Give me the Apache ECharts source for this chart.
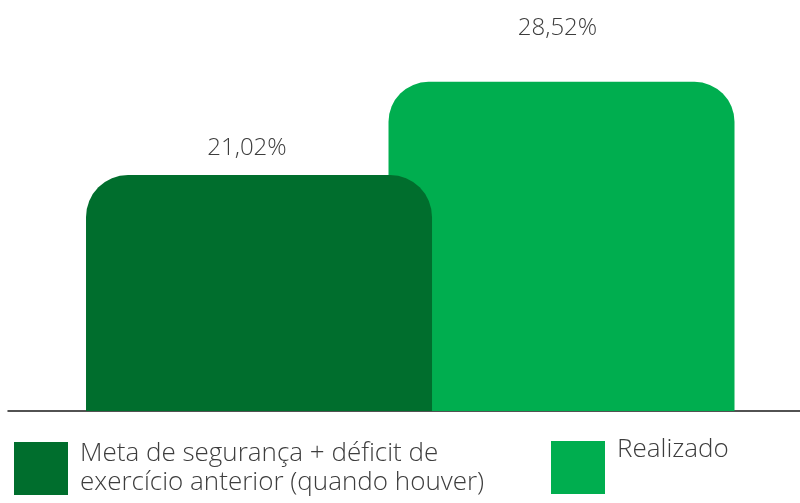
<!DOCTYPE html>
<html>
<head>
<meta charset="utf-8">
<script src="https://cdn.jsdelivr.net/npm/echarts@6/dist/echarts.min.js"></script>
<style>
  html, body { margin: 0; padding: 0; background: #fff; }
  #chart { width: 800px; height: 503px; }
</style>
</head>
<body>
<div id="chart"></div>
<script>
// bar positions on the x axis: 0 = Meta, 1 = Realizado
const positions = [0, 1];
const seriesNames = ['Meta de segurança + déficit de\nexercício anterior (quando houver)', 'Realizado'];
const metaValues = [21.02];
const realizadoValues = [28.52];

const FONT = '"Open Sans", "Noto Sans", sans-serif';
const DARK = '#006e2d';
const LIGHT = '#00ae4f';
const TEXT = '#3d3d3d';

const chart = echarts.init(document.getElementById('chart'), null, { renderer: 'canvas' });

const fmt = p => p.value[1].toFixed(2).replace('.', ',') + '%';
const legendRich = (lh) => ({
  t: { fontFamily: FONT, fontWeight: 300, fontSize: 26, lineHeight: lh, color: TEXT, padding: [0, 0, 0, 7] }
});
const wrap = name => name.split('\n').map(s => '{t|' + s + '}').join('\n');

chart.setOption({
  animation: false,
  grid: { left: 8, right: 0, top: 63.5, bottom: 92 },
  xAxis: {
    type: 'value', min: -0.8298, max: 1.7884,
    axisLine: { show: true, onZero: false, lineStyle: { color: '#1a1a1a', width: 1.5 } },
    axisTick: { show: false }, axisLabel: { show: false }, splitLine: { show: false }
  },
  yAxis: { type: 'value', min: 2, max: 30, show: false },
  legend: [
    {
      left: 14, top: 441, padding: 0,
      itemWidth: 54, itemHeight: 53,
      icon: 'rect', selectedMode: false,
      data: [seriesNames[0]],
      formatter: wrap,
      textStyle: { rich: legendRich(29) }
    },
    {
      left: 551, top: 437, padding: 0,
      itemWidth: 54, itemHeight: 53,
      icon: 'rect', selectedMode: false,
      data: [seriesNames[1]],
      formatter: name => wrap(name) + '\n{t| }',
      textStyle: { rich: legendRich(35) }
    }
  ],
  series: [
    {
      name: seriesNames[0], type: 'bar',
      data: metaValues.map(v => [positions[0], v]),
      barWidth: 346, barGap: '-100%', z: 3,
      itemStyle: { color: DARK, borderRadius: [42, 42, 0, 0] },
      label: {
        show: true, position: 'top', distance: 15, offset: [-12, 0],
        formatter: fmt, fontFamily: FONT, fontWeight: 300, fontSize: 24, color: TEXT
      }
    },
    {
      name: seriesNames[1], type: 'bar',
      data: realizadoValues.map(v => [positions[1], v]),
      barWidth: 346, barGap: '-100%', z: 2,
      itemStyle: { color: LIGHT, borderRadius: [40, 40, 0, 0] },
      label: {
        show: true, position: 'top', distance: 42, offset: [-4, 0],
        formatter: fmt, fontFamily: FONT, fontWeight: 300, fontSize: 24, color: TEXT
      }
    }
  ]
});
</script>
</body>
</html>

**Challenge**
Omit each picture, then return all of the listing exactly as it stands.

**Solution to the exercise**
Give me the Apache ECharts source for this chart.
<!DOCTYPE html>
<html>
<head>
<meta charset="utf-8">
<script src="https://cdn.jsdelivr.net/npm/echarts@6/dist/echarts.min.js"></script>
<style>
  html, body { margin: 0; padding: 0; background: #fff; }
  #chart { width: 800px; height: 503px; }
</style>
</head>
<body>
<div id="chart"></div>
<script>
// bar positions on the x axis: 0 = Meta, 1 = Realizado
const positions = [0, 1];
const seriesNames = ['Meta de segurança + déficit de\nexercício anterior (quando houver)', 'Realizado'];
const metaValues = [21.02];
const realizadoValues = [28.52];

const FONT = '"Open Sans", "Noto Sans", sans-serif';
const DARK = '#006e2d';
const LIGHT = '#00ae4f';
const TEXT = '#3d3d3d';

const chart = echarts.init(document.getElementById('chart'), null, { renderer: 'canvas' });

const fmt = p => p.value[1].toFixed(2).replace('.', ',') + '%';
const legendRich = (lh) => ({
  t: { fontFamily: FONT, fontWeight: 300, fontSize: 26, lineHeight: lh, color: TEXT, padding: [0, 0, 0, 7] }
});
const wrap = name => name.split('\n').map(s => '{t|' + s + '}').join('\n');

chart.setOption({
  animation: false,
  grid: { left: 8, right: 0, top: 63.5, bottom: 92 },
  xAxis: {
    type: 'value', min: -0.8298, max: 1.7884,
    axisLine: { show: true, onZero: false, lineStyle: { color: '#1a1a1a', width: 1.5 } },
    axisTick: { show: false }, axisLabel: { show: false }, splitLine: { show: false }
  },
  yAxis: { type: 'value', min: 2, max: 30, show: false },
  legend: [
    {
      left: 14, top: 441, padding: 0,
      itemWidth: 54, itemHeight: 53,
      icon: 'rect', selectedMode: false,
      data: [seriesNames[0]],
      formatter: wrap,
      textStyle: { rich: legendRich(29) }
    },
    {
      left: 551, top: 437, padding: 0,
      itemWidth: 54, itemHeight: 53,
      icon: 'rect', selectedMode: false,
      data: [seriesNames[1]],
      formatter: name => wrap(name) + '\n{t| }',
      textStyle: { rich: legendRich(35) }
    }
  ],
  series: [
    {
      name: seriesNames[0], type: 'bar',
      data: metaValues.map(v => [positions[0], v]),
      barWidth: 346, barGap: '-100%', z: 3,
      itemStyle: { color: DARK, borderRadius: [42, 42, 0, 0] },
      label: {
        show: true, position: 'top', distance: 15, offset: [-12, 0],
        formatter: fmt, fontFamily: FONT, fontWeight: 300, fontSize: 24, color: TEXT
      }
    },
    {
      name: seriesNames[1], type: 'bar',
      data: realizadoValues.map(v => [positions[1], v]),
      barWidth: 346, barGap: '-100%', z: 2,
      itemStyle: { color: LIGHT, borderRadius: [40, 40, 0, 0] },
      label: {
        show: true, position: 'top', distance: 42, offset: [-4, 0],
        formatter: fmt, fontFamily: FONT, fontWeight: 300, fontSize: 24, color: TEXT
      }
    }
  ]
});
</script>
</body>
</html>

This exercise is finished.